*Task objective*.
Take the lines from the head of the listing through the one bearing "let rightTicks = [-100, 0, 100, 200, 300, 400, 500];" and copy them exactly, leaving every picture out.
━━ Given material
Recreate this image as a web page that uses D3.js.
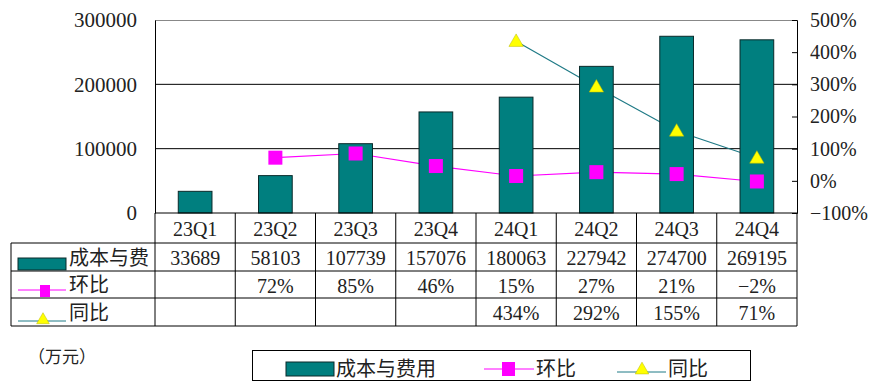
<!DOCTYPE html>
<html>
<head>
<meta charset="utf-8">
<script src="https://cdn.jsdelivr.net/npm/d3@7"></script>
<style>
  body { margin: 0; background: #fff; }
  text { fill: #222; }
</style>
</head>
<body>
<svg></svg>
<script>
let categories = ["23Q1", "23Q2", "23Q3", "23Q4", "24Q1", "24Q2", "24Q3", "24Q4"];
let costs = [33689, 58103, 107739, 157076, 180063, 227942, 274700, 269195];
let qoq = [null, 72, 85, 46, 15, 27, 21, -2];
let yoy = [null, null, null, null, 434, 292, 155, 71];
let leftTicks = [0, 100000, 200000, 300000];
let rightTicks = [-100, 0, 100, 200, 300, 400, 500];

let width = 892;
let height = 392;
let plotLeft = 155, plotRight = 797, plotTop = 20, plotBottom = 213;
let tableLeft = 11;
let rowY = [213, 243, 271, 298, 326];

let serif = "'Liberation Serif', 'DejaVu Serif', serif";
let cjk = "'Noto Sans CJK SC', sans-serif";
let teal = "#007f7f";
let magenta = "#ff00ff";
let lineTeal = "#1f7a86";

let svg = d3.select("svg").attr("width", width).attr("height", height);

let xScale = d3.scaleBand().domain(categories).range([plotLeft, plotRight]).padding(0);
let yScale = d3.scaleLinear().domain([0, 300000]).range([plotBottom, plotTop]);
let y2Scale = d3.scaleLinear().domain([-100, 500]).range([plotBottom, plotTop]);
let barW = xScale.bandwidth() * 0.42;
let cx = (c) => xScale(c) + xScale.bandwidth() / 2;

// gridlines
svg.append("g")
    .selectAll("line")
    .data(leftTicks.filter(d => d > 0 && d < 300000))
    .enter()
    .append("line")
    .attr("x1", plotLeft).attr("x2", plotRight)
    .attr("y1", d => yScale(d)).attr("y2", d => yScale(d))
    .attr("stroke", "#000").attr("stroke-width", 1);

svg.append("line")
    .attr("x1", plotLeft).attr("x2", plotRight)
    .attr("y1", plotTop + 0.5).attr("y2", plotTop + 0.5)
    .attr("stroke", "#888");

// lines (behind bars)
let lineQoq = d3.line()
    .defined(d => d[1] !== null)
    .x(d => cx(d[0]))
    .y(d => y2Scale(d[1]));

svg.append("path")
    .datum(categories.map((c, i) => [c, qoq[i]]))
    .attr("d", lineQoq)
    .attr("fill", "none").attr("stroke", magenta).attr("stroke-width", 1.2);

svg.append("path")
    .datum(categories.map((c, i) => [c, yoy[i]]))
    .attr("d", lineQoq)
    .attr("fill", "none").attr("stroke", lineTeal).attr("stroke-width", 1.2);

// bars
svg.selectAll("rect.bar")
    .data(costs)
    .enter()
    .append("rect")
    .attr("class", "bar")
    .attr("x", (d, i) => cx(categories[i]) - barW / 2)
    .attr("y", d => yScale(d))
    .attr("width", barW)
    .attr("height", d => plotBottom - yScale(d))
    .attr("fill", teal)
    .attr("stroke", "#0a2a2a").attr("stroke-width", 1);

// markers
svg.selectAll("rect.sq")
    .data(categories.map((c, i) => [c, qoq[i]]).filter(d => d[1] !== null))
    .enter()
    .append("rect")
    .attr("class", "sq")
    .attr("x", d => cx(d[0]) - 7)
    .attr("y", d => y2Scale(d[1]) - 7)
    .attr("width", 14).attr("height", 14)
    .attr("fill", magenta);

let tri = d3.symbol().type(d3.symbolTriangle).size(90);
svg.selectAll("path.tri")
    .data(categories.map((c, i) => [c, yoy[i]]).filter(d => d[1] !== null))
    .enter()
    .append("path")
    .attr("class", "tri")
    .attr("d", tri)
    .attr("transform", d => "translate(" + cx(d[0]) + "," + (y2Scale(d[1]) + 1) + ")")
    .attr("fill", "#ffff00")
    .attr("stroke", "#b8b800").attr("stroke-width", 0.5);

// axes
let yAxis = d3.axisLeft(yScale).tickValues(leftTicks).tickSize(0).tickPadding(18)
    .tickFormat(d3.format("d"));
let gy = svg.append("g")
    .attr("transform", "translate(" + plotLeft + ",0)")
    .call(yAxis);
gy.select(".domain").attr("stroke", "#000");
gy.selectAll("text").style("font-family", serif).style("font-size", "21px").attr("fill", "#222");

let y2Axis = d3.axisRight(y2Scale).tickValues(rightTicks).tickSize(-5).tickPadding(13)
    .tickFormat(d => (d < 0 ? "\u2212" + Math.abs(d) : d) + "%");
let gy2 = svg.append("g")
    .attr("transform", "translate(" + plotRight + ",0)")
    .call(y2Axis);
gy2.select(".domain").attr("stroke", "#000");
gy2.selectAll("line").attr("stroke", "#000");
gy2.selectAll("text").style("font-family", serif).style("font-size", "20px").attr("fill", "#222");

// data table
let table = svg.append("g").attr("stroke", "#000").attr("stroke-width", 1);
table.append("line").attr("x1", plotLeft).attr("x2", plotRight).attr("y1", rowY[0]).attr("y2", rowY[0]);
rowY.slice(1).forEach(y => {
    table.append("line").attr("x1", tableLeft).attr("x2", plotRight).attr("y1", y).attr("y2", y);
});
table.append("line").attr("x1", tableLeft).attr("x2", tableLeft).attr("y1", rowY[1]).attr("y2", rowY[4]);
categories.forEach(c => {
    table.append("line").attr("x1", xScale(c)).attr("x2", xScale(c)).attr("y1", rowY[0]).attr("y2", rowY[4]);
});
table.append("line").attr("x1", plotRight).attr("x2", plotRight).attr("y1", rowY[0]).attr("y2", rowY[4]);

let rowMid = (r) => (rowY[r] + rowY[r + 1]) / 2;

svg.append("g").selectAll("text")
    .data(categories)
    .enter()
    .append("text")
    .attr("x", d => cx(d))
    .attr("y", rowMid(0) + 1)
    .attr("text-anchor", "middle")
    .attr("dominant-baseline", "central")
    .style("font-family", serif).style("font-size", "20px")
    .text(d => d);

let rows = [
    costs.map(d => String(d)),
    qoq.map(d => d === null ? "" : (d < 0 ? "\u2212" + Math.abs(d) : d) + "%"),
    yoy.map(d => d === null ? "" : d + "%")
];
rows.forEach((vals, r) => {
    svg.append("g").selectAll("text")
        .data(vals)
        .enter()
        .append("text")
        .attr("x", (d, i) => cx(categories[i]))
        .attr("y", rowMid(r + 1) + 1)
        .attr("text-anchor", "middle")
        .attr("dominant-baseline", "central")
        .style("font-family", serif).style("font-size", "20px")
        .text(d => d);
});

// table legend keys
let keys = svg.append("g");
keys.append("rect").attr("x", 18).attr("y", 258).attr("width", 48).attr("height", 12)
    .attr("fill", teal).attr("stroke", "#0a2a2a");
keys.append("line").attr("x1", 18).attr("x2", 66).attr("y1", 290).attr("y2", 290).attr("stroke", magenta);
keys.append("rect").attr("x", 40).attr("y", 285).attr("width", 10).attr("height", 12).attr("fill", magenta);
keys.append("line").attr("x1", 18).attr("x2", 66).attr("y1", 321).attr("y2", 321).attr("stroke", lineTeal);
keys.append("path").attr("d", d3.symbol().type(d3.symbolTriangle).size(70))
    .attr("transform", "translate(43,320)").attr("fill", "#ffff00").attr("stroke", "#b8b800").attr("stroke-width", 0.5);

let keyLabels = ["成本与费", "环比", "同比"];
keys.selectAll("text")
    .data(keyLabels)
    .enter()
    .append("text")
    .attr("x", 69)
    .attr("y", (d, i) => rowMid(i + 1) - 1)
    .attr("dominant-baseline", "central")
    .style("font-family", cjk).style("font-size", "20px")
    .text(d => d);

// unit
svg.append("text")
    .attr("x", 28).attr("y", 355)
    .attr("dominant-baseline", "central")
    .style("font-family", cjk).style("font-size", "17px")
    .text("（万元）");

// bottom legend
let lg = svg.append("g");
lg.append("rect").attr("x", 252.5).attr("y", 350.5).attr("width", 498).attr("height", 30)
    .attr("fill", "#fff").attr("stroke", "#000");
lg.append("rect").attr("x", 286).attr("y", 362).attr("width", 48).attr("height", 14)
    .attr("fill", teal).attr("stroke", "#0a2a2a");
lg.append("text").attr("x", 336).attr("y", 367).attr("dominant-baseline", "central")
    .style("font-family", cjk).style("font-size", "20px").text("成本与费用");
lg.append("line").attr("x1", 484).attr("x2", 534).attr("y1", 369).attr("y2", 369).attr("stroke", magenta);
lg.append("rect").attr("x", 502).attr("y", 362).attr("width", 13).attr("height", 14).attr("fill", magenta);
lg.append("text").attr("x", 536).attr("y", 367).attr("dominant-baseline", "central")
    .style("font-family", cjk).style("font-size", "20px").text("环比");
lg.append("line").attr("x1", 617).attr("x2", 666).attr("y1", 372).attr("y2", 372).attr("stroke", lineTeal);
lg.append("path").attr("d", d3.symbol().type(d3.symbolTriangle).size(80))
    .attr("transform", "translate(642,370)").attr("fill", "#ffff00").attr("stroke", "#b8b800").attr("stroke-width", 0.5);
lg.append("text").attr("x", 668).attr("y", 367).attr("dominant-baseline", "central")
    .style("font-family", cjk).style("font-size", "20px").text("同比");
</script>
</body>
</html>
━━━━
*Written solution*.
Recreate this image as a web page that uses D3.js.
<!DOCTYPE html>
<html>
<head>
<meta charset="utf-8">
<script src="https://cdn.jsdelivr.net/npm/d3@7"></script>
<style>
  body { margin: 0; background: #fff; }
  text { fill: #222; }
</style>
</head>
<body>
<svg></svg>
<script>
let categories = ["23Q1", "23Q2", "23Q3", "23Q4", "24Q1", "24Q2", "24Q3", "24Q4"];
let costs = [33689, 58103, 107739, 157076, 180063, 227942, 274700, 269195];
let qoq = [null, 72, 85, 46, 15, 27, 21, -2];
let yoy = [null, null, null, null, 434, 292, 155, 71];
let leftTicks = [0, 100000, 200000, 300000];
let rightTicks = [-100, 0, 100, 200, 300, 400, 500];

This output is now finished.